Il Catalogo dei viventi 2007, 6 luglio 2011
POMODORO
Arnaldo Morciano di Romagna (Forlì-Cesena) 23 giugno 1926. Scultore. Fratello di Gio’ (17 novembre 1930-21 dicembre 2002) • «Uno degli artisti italiani più famosi nel mondo: le sue monumentali sculture in bronzo sono nelle piazze delle
nostre città, ma anche a Copenaghen, Mosca, Tokyo, New York, Los Angeles... Eppure sembra di
vederlo quel ragazzino con i capelli rossi che rendevano difficile chiamarsi
Pomodoro, una madre sarta - energica e antifascista - che si affannava a
mandare avanti la famiglia, e un padre che amava troppo l’alcol e i cavalli (“papà? un vitellone felliniano, morto di cirrosi epatica quando io avevo 20 anni”). Quel ragazzino, che avrebbe voluto iscriversi all’Accademia ma studiò da geometra perché in famiglia c’era bisogno di lavorare, aveva un unico sogno: evadere dalla provincia angusta. “E per me, cresciuto sui narratori d’Oltreoceano tradotti da Pavese e Vittorini, il sogno era quello americano”. Dopo un primo impiego nel Genio Civile, giunse all’arte attraverso la scenografia. “La folgorazione avvenne negli anni Sessanta, davanti alle sculture di Brancusi.

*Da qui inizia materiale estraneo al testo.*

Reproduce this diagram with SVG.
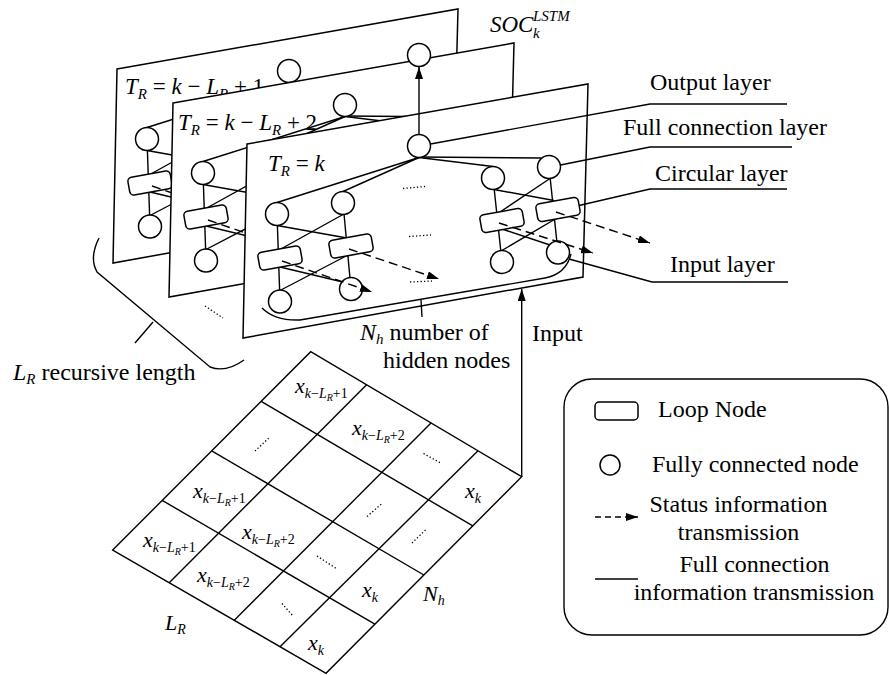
<svg xmlns="http://www.w3.org/2000/svg" width="889" height="675" viewBox="0 0 889 675" font-family="'Liberation Serif', 'Times New Roman', serif">
<style>
.ln{stroke:#000;stroke-width:1.4;fill:none}
.panel{fill:#fff;stroke:#000;stroke-width:1.5}
.nd{fill:#fff;stroke:#000;stroke-width:1.5}
.dash{stroke:#000;stroke-width:1.4;fill:none;stroke-dasharray:9 5}
.dot{stroke:#000;stroke-width:1.3;fill:none;stroke-dasharray:1.3 2.2}
text{font-family:'Liberation Serif','Times New Roman',serif;fill:#000}
.t{font-size:24px}
.f{font-size:23px}
.g{font-size:22px}
.i{font-style:italic}
</style>
<defs>
<marker id="ah" viewBox="0 0 12 8" refX="12" refY="4" markerWidth="12" markerHeight="8" markerUnits="userSpaceOnUse" orient="auto"><path d="M0,0 L12,4 L0,8 z" fill="#000"/></marker>
<rect id="loop" x="-21.5" y="-9" width="43" height="18" rx="4" class="nd"/>
<g id="panelNet">
<polygon class="panel" points="247,144 588,84 583,277 243,338"/>
<g id="net-connectors" class="ln">
<path d="M419,157.5 L277,202.5"/>
<path d="M419,157.5 L343,191.5"/>
<path d="M419,157.5 L493,166.5"/>
<path d="M419,157 L541,158"/>
<path d="M277,214 L280,301.5"/>
<path d="M343,203 L351,289"/>
<path d="M493,178 L502,262"/>
<path d="M549,167 L558,252.5"/>
<path d="M277,225.5 L347,238"/>
<path d="M343,214.5 L279,250"/>
<path d="M280,267 L347,283"/>
<path d="M348,255 L279,291"/>
<path d="M494,189.5 L554,200.5"/>
<path d="M550,178.5 L500,212"/>
<path d="M502,229 L556,247"/>
<path d="M557,218 L501,251"/>
</g>
<g id="node-center"><circle class="nd" cx="419" cy="146" r="11.5"/></g>
<g id="node-fc1"><circle class="nd" cx="277" cy="214" r="11.5"/></g>
<g id="node-fc2"><circle class="nd" cx="343" cy="203" r="11.5"/></g>
<g id="node-fc3"><circle class="nd" cx="493" cy="178" r="11.5"/></g>
<g id="node-fc4"><circle class="nd" cx="549" cy="167" r="11.5"/></g>
<g id="node-loop1"><use href="#loop" transform="translate(280,258) rotate(-10)"/></g>
<g id="node-loop2"><use href="#loop" transform="translate(351,246) rotate(-10)"/></g>
<g id="node-loop3"><use href="#loop" transform="translate(502,220.5) rotate(-10)"/></g>
<g id="node-loop4"><use href="#loop" transform="translate(558,209.5) rotate(-10)"/></g>
<g id="node-in1"><circle class="nd" cx="280" cy="301.5" r="11.5"/></g>
<g id="node-in2"><circle class="nd" cx="351" cy="289" r="11.5"/></g>
<g id="node-in3"><circle class="nd" cx="502" cy="262" r="11.5"/></g>
<g id="node-in4"><circle class="nd" cx="558" cy="252.5" r="11.5"/></g>
<g id="net-status" class="dash">
<path d="M282,261 L372,292" marker-end="url(#ah)"/>
<path d="M349,249 L439,279" marker-end="url(#ah)"/>
<path d="M499,223 L593,253" marker-end="url(#ah)"/>
<path d="M556,212 L650,243" marker-end="url(#ah)"/>
</g>
<g class="dot">
<path d="M403,188.5 L425,186.5"/>
<path d="M409,236.5 L431,235"/>
<path d="M410,282 L432,281"/>
</g>
</g>
</defs>
<rect width="889" height="675" fill="#fff"/>

<g id="panel-1">
<use href="#panelNet" transform="translate(-130,-75)"/>
<text x="125" y="94" class="f"><tspan class="i">T</tspan><tspan class="i" font-size="15" dy="5">R</tspan><tspan dy="-5"> = </tspan><tspan class="i">k</tspan><tspan> − </tspan><tspan class="i">L</tspan><tspan class="i" font-size="15" dy="5">R</tspan><tspan dy="-5"> + 1</tspan></text>
</g>
<g id="panel-2">
<use href="#panelNet" transform="translate(-74,-41)"/>
<text x="178" y="130" class="f"><tspan class="i">T</tspan><tspan class="i" font-size="15" dy="5">R</tspan><tspan dy="-5"> = </tspan><tspan class="i">k</tspan><tspan> − </tspan><tspan class="i">L</tspan><tspan class="i" font-size="15" dy="5">R</tspan><tspan dy="-5"> + 2</tspan></text>
</g>
<g id="panel-3">
<use href="#panelNet"/>
<text x="268" y="170.5" class="f"><tspan class="i">T</tspan><tspan class="i" font-size="15" dy="5">R</tspan><tspan dy="-5"> = </tspan><tspan class="i">k</tspan></text>
</g>

<g id="connectors" class="ln">
<path d="M419,134.5 L419,67" marker-end="url(#ah)"/>
<path d="M430.5,144 L650,104 L787,104"/>
<path d="M560.5,165 L650,147 L792,147"/>
<path d="M579,205.5 L650,189 L787,189"/>
<path d="M569,259 L652,282 L788,282"/>
<path d="M262,308 Q275,321 300,320 L545,278 Q566,274 571,254"/>
<path d="M421,300 L422,317"/>
<path d="M99,238 Q89,258 97,272 L210,367 Q226,373 244,360"/>
<path d="M153,322 L135,343"/>
<path d="M521.7,477 L521.7,289" marker-end="url(#ah)"/>
<path class="dot" d="M205,306 L223,318"/>
</g>

<g id="node-output"><circle class="nd" cx="419" cy="55" r="11.5"/></g>
<text x="490" y="32" class="f i">SOC</text>
<text x="533" y="21" class="i" font-size="15">LSTM</text>
<text x="533" y="38" class="i" font-size="15">k</text>

<text x="650" y="90" class="t">Output layer</text>
<text x="623" y="135" class="t">Full connection layer</text>
<text x="655" y="181" class="t">Circular layer</text>
<text x="670" y="272" class="t">Input layer</text>

<text x="532" y="341" class="t">Input</text>
<text x="360" y="340" class="t"><tspan class="i">N</tspan><tspan class="i" font-size="15" dy="4">h</tspan><tspan dy="-4"> number of</tspan></text>
<text x="383" y="368" class="t">hidden nodes</text>
<text x="13" y="380" class="t"><tspan class="i">L</tspan><tspan class="i" font-size="15" dy="4">R</tspan><tspan dy="-4"> recursive length</tspan></text>

<g id="grid">
<polygon class="ln" points="112.7,550 310.7,351.7 521.7,476.7 326,673.3"/>
<g class="ln">
<path d="M162.2,500.4 L374.9,624.2"/>
<path d="M211.7,450.9 L423.9,575"/>
<path d="M261.2,401.3 L472.8,525.9"/>
<path d="M169.2,582.7 L366.6,384.8"/>
<path d="M234.3,620.3 L431,423"/>
<path d="M280,646.7 L478,450.8"/>
</g>
<g class="dot">
<path d="M255,451 L270,437"/>
<path d="M367,516.5 L382,503.5"/>
<path d="M412,543 L427,528.5"/>
<path d="M423.5,453.5 L441.5,463.5"/>
<path d="M317,556 L337,569"/>
<path d="M282,603.5 L293,616"/>
</g>
<g class="g">
<text x="295" y="393"><tspan class="i">x</tspan><tspan class="i" font-size="14" dy="5">k</tspan><tspan font-size="14">−</tspan><tspan class="i" font-size="14">L</tspan><tspan class="i" font-size="10" dy="3">R</tspan><tspan font-size="14" dy="-3">+1</tspan></text>
<text x="352" y="435"><tspan class="i">x</tspan><tspan class="i" font-size="14" dy="5">k</tspan><tspan font-size="14">−</tspan><tspan class="i" font-size="14">L</tspan><tspan class="i" font-size="10" dy="3">R</tspan><tspan font-size="14" dy="-3">+2</tspan></text>
<text x="193" y="498"><tspan class="i">x</tspan><tspan class="i" font-size="14" dy="5">k</tspan><tspan font-size="14">−</tspan><tspan class="i" font-size="14">L</tspan><tspan class="i" font-size="10" dy="3">R</tspan><tspan font-size="14" dy="-3">+1</tspan></text>
<text x="242" y="539"><tspan class="i">x</tspan><tspan class="i" font-size="14" dy="5">k</tspan><tspan font-size="14">−</tspan><tspan class="i" font-size="14">L</tspan><tspan class="i" font-size="10" dy="3">R</tspan><tspan font-size="14" dy="-3">+2</tspan></text>
<text x="143" y="547"><tspan class="i">x</tspan><tspan class="i" font-size="14" dy="5">k</tspan><tspan font-size="14">−</tspan><tspan class="i" font-size="14">L</tspan><tspan class="i" font-size="10" dy="3">R</tspan><tspan font-size="14" dy="-3">+1</tspan></text>
<text x="197" y="582"><tspan class="i">x</tspan><tspan class="i" font-size="14" dy="5">k</tspan><tspan font-size="14">−</tspan><tspan class="i" font-size="14">L</tspan><tspan class="i" font-size="10" dy="3">R</tspan><tspan font-size="14" dy="-3">+2</tspan></text>
<text x="465" y="498"><tspan class="i">x</tspan><tspan class="i" font-size="14" dy="5">k</tspan></text>
<text x="362" y="597"><tspan class="i">x</tspan><tspan class="i" font-size="14" dy="5">k</tspan></text>
<text x="308" y="650"><tspan class="i">x</tspan><tspan class="i" font-size="14" dy="5">k</tspan></text>
<text x="165" y="630"><tspan class="i">L</tspan><tspan class="i" font-size="14" dy="4">R</tspan></text>
<text x="423" y="601"><tspan class="i">N</tspan><tspan class="i" font-size="14" dy="4">h</tspan></text>
</g>
</g>

<g id="legend">
<rect class="ln" x="564" y="379" width="324" height="256" rx="28"/>
<g id="legend-loop"><rect class="nd" x="595" y="402" width="43" height="18" rx="4"/></g>
<g id="legend-fc"><circle class="nd" cx="610" cy="465" r="10"/></g>
<path class="dash" style="stroke-dasharray:6 4" d="M595,517 L638,517" marker-end="url(#ah)"/>
<path class="ln" d="M595,579 L638,579"/>
<text x="658" y="417" class="t">Loop Node</text>
<text x="652" y="472" class="t">Fully connected node</text>
<text x="738.5" y="512" class="t" text-anchor="middle">Status information</text>
<text x="738.5" y="540" class="t" text-anchor="middle">transmission</text>
<text x="754.5" y="572" class="t" text-anchor="middle">Full connection</text>
<text x="754" y="600" class="t" text-anchor="middle">information transmission</text>
</g>
</svg>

Guardavo la purezza di quelle forme, il volto di un bambino che nasce da
accenni di bocca e di naso scolpiti in un uovo perfetto... A un tratto, ho
immaginato dei tarli corrodere quella perfezione. E ho pensato a Fontana, al
suo lacerare la tela come supremo gesto di protesta. Da allora ho lavorato
sulle forme geometriche solide, la sfera, il cubo, il cilindro, la piramide,
strappando la loro superficie impeccabile. Ho tratto mille idee dalle
invenzioni leonardesche e tengo sempre sul tavolino le riproduzioni dei suoi
codici”. Nei primi anni Arnaldo lavorava molto spesso con il fratello Gio’ Pomodoro, un grande della scultura monumentale, poi i due presero strade
incomunicabili» (Antonella Barina)
• «Non ama il marmo (al contrario di Gio’), anche se entrambi hanno cominciato alla stessa maniera: creando gioielli,
utilizzando gli ossi di seppia (titolo di un libro di versi di Montale) che
venivano incisi, scavati e utilizzati come stampi. In comune, invece, c’era, nei due fratelli, il senso del teatro, della scenografia, che di certo
avrebbe entusiasmato Marinetti e Boccioni. Per il resto, Arnaldo è una gazza ladra (non quella di Rossini): ama le cose che luccicano, il brillìo delle superfici lev
igate che restituiscono immagini deformate, sbilenche, ingigantite,
assottigliate. Ma, al tempo stesso, scandaglia la materia, vi si ficca dentro,
la esplora. Esiti? Con un occhio ai tempi antichi e l’altro ai nostri giorni, riesce a fondere classico e moderno, anzi a rendere
moderno il classico, rivisitando miti e leggende» (Sebastiano Grasso).